_Short task_
Begin with the first line below and retype each line exactly through the line containing "Scatter, XAxis, YAxis". Any pictures are to be left out.

_Data block_

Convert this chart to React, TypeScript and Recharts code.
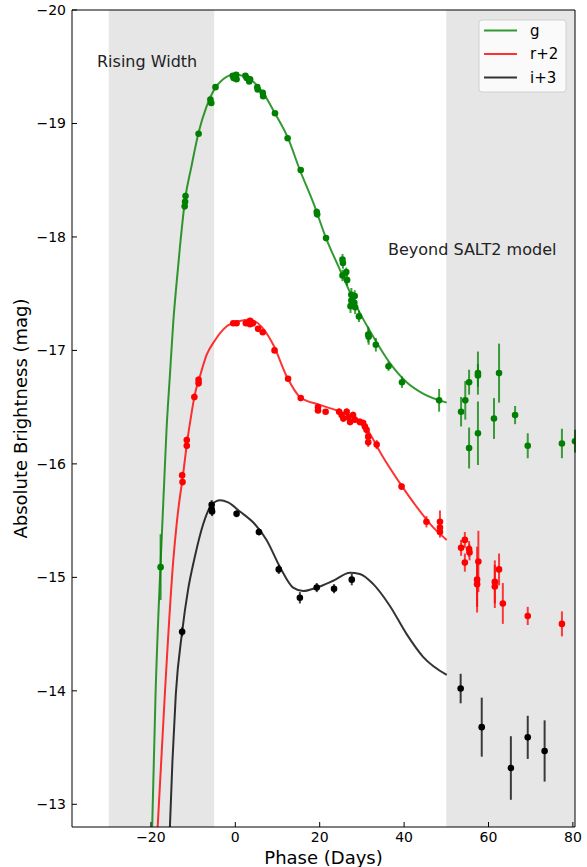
import { ComposedChart, ErrorBar, Line, ReferenceArea, Scatter, XAxis, YAxis } from "recharts";

// SALT2-style model curves (phase in days, absolute mag)
const gFitPhase = [-19.7, -18.9, -17.7, -16.9, -16.3, -15.5, -14.7, -13.9, -13.1, -11.9, -10.4, -8.7, -6.8, -4.8, -2.9, -0.5, 1.9, 4.2, 6.6, 9.4, 12.4, 15.3, 18.5, 21.5, 24.8, 28.7, 32.7, 36.6, 40.6, 44.5, 50.1];
const gFitMag = [-12.8, -13.97, -15.13, -15.8, -16.3, -16.78, -17.25, -17.6, -17.92, -18.33, -18.62, -18.92, -19.15, -19.31, -19.39, -19.43, -19.42, -19.37, -19.27, -19.09, -18.88, -18.59, -18.3, -17.99, -17.71, -17.39, -17.12, -16.89, -16.72, -16.62, -16.54];

const rFitPhase = [-18.4, -16.7, -14.7, -13.9, -13.3, -12.5, -11.5, -10.4, -9.6, -8.4, -6.8, -4.8, -2.1, 1.1, 3.5, 6.2, 9.0, 12.2, 15.3, 20.0, 24.8, 27.9, 30.3, 32.3, 35.0, 39.0, 43.0, 46.9, 50.1];
const rFitMag = [-12.8, -13.97, -15.15, -15.47, -15.66, -15.87, -16.17, -16.44, -16.61, -16.77, -16.96, -17.09, -17.21, -17.26, -17.27, -17.21, -17.05, -16.77, -16.59, -16.52, -16.46, -16.41, -16.36, -16.24, -16.06, -15.83, -15.62, -15.44, -15.33];

const iFitPhase = [-15.5, -14.9, -14.1, -12.6, -11.2, -9.6, -7.6, -5.6, -3.6, -1.7, 1.1, 4.6, 7.4, 10.6, 13.7, 16.1, 19.3, 23.2, 27.2, 29.5, 32.7, 36.6, 40.6, 44.5, 50.1];
const iFitMag = [-12.8, -13.38, -13.97, -14.52, -14.89, -15.18, -15.47, -15.64, -15.68, -15.66, -15.58, -15.47, -15.33, -15.09, -14.91, -14.88, -14.91, -14.97, -15.04, -15.03, -14.94, -14.75, -14.5, -14.3, -14.14];

// photometry: g
const gPhase = [-17.7, -12.0, -11.9, -11.8, -8.7, -5.9, -5.7, -4.7, -0.6, -0.4, 0.0, 0.2, 0.3, 2.4, 2.7, 3.3, 3.5, 5.2, 5.3, 6.5, 6.6, 9.4, 12.4, 15.5, 19.3, 19.4, 21.5, 25.4, 25.5, 25.4, 26.3, 26.5, 27.5, 28.3, 27.5, 28.2, 27.3, 28.4, 29.3, 31.5, 31.6, 33.3, 36.3, 39.5, 48.3,
  53.5, 54.5, 55.4, 55.4, 57.5, 57.5, 57.5, 61.3, 62.5, 66.3, 69.3, 77.4, 80.5];
const gMag = [-15.09, -18.27, -18.31, -18.36, -18.91, -19.21, -19.18, -19.32, -19.42, -19.4, -19.41, -19.43, -19.39, -19.42, -19.4, -19.37, -19.39, -19.32, -19.3, -19.27, -19.24, -19.09, -18.87, -18.59, -18.22, -18.2, -17.99, -17.8, -17.77, -17.66, -17.69, -17.62, -17.49, -17.48, -17.44, -17.42, -17.39, -17.38, -17.3, -17.14, -17.12, -17.05, -16.86, -16.72, -16.56,
  -16.46, -16.56, -16.72, -16.14, -16.8, -16.78, -16.27, -16.4, -16.8, -16.43, -16.16, -16.18, -16.2];
const gErr = [0.29, 0.03, 0.03, 0.03, 0.02, 0.02, 0.02, 0.02, 0.02, 0.02, 0.02, 0.02, 0.02, 0.02, 0.02, 0.02, 0.02, 0.02, 0.02, 0.02, 0.02, 0.02, 0.02, 0.02, 0.03, 0.03, 0.02, 0.05, 0.05, 0.05, 0.04, 0.05, 0.06, 0.05, 0.06, 0.06, 0.06, 0.06, 0.05, 0.07, 0.07, 0.06, 0.04, 0.05, 0.1,
  0.13, 0.17, 0.11, 0.18, 0.19, 0.1, 0.28, 0.18, 0.26, 0.08, 0.11, 0.13, 0.1];

// photometry: r+2
const rPhase = [-12.6, -12.5, -11.5, -11.5, -9.7, -8.7, -8.7, -0.5, 0.3, 2.5, 3.5, 3.5, 4.2, 5.4, 6.5, 9.3, 12.5, 15.5, 19.6, 19.6, 21.4, 24.6, 25.2, 25.6, 26.4, 26.8, 27.2, 27.9, 28.3, 29.5, 30.3, 30.7, 31.1, 31.5, 31.5, 33.5, 39.4, 45.3, 48.5, 48.5, 48.5,
  53.5, 54.4, 54.4, 55.4, 55.5, 57.3, 57.3, 57.6, 61.5, 61.5, 62.5, 63.4, 69.3, 77.4];
const rMag = [-15.9, -15.84, -16.21, -16.16, -16.59, -16.74, -16.71, -17.24, -17.24, -17.24, -17.26, -17.23, -17.24, -17.19, -17.16, -17.0, -16.75, -16.58, -16.5, -16.47, -16.46, -16.46, -16.43, -16.4, -16.46, -16.41, -16.37, -16.43, -16.39, -16.37, -16.36, -16.33, -16.3, -16.24, -16.19, -16.17, -15.8, -15.49, -15.49, -15.44, -15.4,
  -15.26, -15.33, -15.13, -15.25, -15.22, -14.98, -14.94, -15.14, -14.96, -14.92, -15.07, -14.77, -14.66, -14.59];
const rErr = [0.03, 0.03, 0.03, 0.03, 0.03, 0.03, 0.03, 0.02, 0.02, 0.02, 0.02, 0.02, 0.02, 0.02, 0.02, 0.02, 0.02, 0.02, 0.02, 0.02, 0.02, 0.03, 0.03, 0.03, 0.03, 0.03, 0.03, 0.03, 0.03, 0.03, 0.03, 0.03, 0.04, 0.04, 0.04, 0.04, 0.03, 0.05, 0.1, 0.05, 0.05,
  0.07, 0.07, 0.08, 0.07, 0.07, 0.29, 0.2, 0.27, 0.19, 0.19, 0.14, 0.18, 0.08, 0.11];

// photometry: i+3
const iPhase = [-12.6, -5.6, -5.6, -5.5, 0.3, 5.6, 10.3, 15.3, 19.3, 23.4, 27.6, 53.4, 58.4, 65.3, 69.3, 73.3];
const iMag = [-14.52, -15.64, -15.6, -15.58, -15.56, -15.4, -15.07, -14.82, -14.91, -14.9, -14.98, -14.02, -13.68, -13.32, -13.59, -13.47];
const iErr = [0.04, 0.04, 0.04, 0.04, 0.03, 0.03, 0.04, 0.05, 0.04, 0.04, 0.05, 0.13, 0.26, 0.28, 0.19, 0.27];

const xTicks = [-20, 0, 20, 40, 60, 80];
const yTicks = [-20, -19, -18, -17, -16, -15, -14, -13];

const FONT = "DejaVu Sans, sans-serif";
const GREEN = "#008000";
const RED = "#ff0000";
const BLACK = "#000000";

const fit = (phase: number[], mag: number[]) => phase.map((p, i) => ({ phase: p, mag: mag[i] }));
const obs = (phase: number[], mag: number[], err: number[]) =>
  phase.map((p, i) => ({ phase: p, mag: mag[i], err: err[i] }));

const minus = (v: number) => (v < 0 ? `\u2212${Math.abs(v)}` : `${v}`);

const dot = (color: string) => (props: any) =>
  props.cx == null ? <g /> : <circle cx={props.cx} cy={props.cy} r={3.3} fill={color} />;

const tickStyle = { fill: "#000", fontSize: 14, fontFamily: FONT };

export default function App() {
  const gFit = fit(gFitPhase, gFitMag);
  const rFit = fit(rFitPhase, rFitMag);
  const iFit = fit(iFitPhase, iFitMag);

  return (
    <div style={{ position: "absolute", left: 0, top: 0, width: 587, height: 867, background: "#fff" }}>
      <ComposedChart width={587} height={867} margin={{ top: 10, right: 12, bottom: 0, left: 0 }}>
        <XAxis
          type="number"
          dataKey="phase"
          domain={[-38.7, 80.5]}
          allowDataOverflow
          ticks={xTicks}
          tickFormatter={minus}
          height={40}
          tick={tickStyle}
          tickSize={-5}
          tickMargin={10}
          axisLine={{ stroke: "#000" }}
          tickLine={{ stroke: "#000" }}
          label={{ value: "Phase (Days)", position: "insideBottom", offset: 3, style: { fontSize: 18, fontFamily: FONT, fill: "#000" } }}
        />
        <YAxis
          type="number"
          dataKey="mag"
          domain={[-20, -12.8]}
          reversed
          allowDataOverflow
          ticks={yTicks}
          tickFormatter={minus}
          width={72}
          tick={tickStyle}
          tickSize={-5}
          tickMargin={11}
          axisLine={{ stroke: "#000" }}
          tickLine={{ stroke: "#000" }}
          label={{
            value: "Absolute Brightness (mag)",
            angle: -90,
            position: "insideLeft",
            offset: 21,
            style: { textAnchor: "middle", fontSize: 18, fontFamily: FONT, fill: "#000" },
          }}
        />
        <ReferenceArea x1={-30} x2={-5} fill="#808080" fillOpacity={0.2} stroke="none" ifOverflow="hidden" />
        <ReferenceArea x1={50} x2={80.5} fill="#808080" fillOpacity={0.2} stroke="none" ifOverflow="hidden" />

        <Line data={gFit} dataKey="mag" type="monotone" stroke={GREEN} strokeOpacity={0.8} strokeWidth={2} dot={false} isAnimationActive={false} />
        <Line data={rFit} dataKey="mag" type="monotone" stroke={RED} strokeOpacity={0.8} strokeWidth={2} dot={false} isAnimationActive={false} />
        <Line data={iFit} dataKey="mag" type="monotone" stroke={BLACK} strokeOpacity={0.8} strokeWidth={2} dot={false} isAnimationActive={false} />

        <Scatter data={obs(gPhase, gMag, gErr)} dataKey="mag" shape={dot(GREEN)} isAnimationActive={false}>
          <ErrorBar dataKey="err" direction="y" width={0} stroke={GREEN} strokeOpacity={0.75} strokeWidth={2} />
        </Scatter>
        <Scatter data={obs(rPhase, rMag, rErr)} dataKey="mag" shape={dot(RED)} isAnimationActive={false}>
          <ErrorBar dataKey="err" direction="y" width={0} stroke={RED} strokeOpacity={0.75} strokeWidth={2} />
        </Scatter>
        <Scatter data={obs(iPhase, iMag, iErr)} dataKey="mag" shape={dot(BLACK)} isAnimationActive={false}>
          <ErrorBar dataKey="err" direction="y" width={0} stroke={BLACK} strokeOpacity={0.75} strokeWidth={2} />
        </Scatter>
      </ComposedChart>

      {/* spines, annotations and legend on top */}
      <svg width={587} height={867} style={{ position: "absolute", left: 0, top: 0, pointerEvents: "none" }}>
        <line x1={72} y1={10} x2={575} y2={10} stroke="#000" strokeWidth={1} />
        <line x1={575} y1={10} x2={575} y2={827} stroke="#000" strokeWidth={1} />
        <text x={97} y={67} fontSize={16} fontFamily={FONT} fill="#222">Rising Width</text>
        <text x={388} y={254.5} fontSize={16} fontFamily={FONT} fill="#222">Beyond SALT2 model</text>
        <rect x={479} y={20} width={87} height={72} rx={3} fill="#fff" fillOpacity={0.8} stroke="#d0d0d0" />
        <line x1={484} y1={30.5} x2={517} y2={30.5} stroke={GREEN} strokeOpacity={0.8} strokeWidth={2} />
        <line x1={484} y1={54} x2={517} y2={54} stroke={RED} strokeOpacity={0.8} strokeWidth={2} />
        <line x1={484} y1={77.5} x2={517} y2={77.5} stroke={BLACK} strokeOpacity={0.8} strokeWidth={2} />
        <text x={530} y={35.5} fontSize={15} fontFamily={FONT} fill="#000">g</text>
        <text x={530} y={59} fontSize={15} fontFamily={FONT} fill="#000">r+2</text>
        <text x={530} y={82.5} fontSize={15} fontFamily={FONT} fill="#000">i+3</text>
      </svg>
    </div>
  );
}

_Written response_
Convert this chart to React, TypeScript and Recharts code.
import { ComposedChart, ErrorBar, Line, ReferenceArea, Scatter, XAxis, YAxis } from "recharts";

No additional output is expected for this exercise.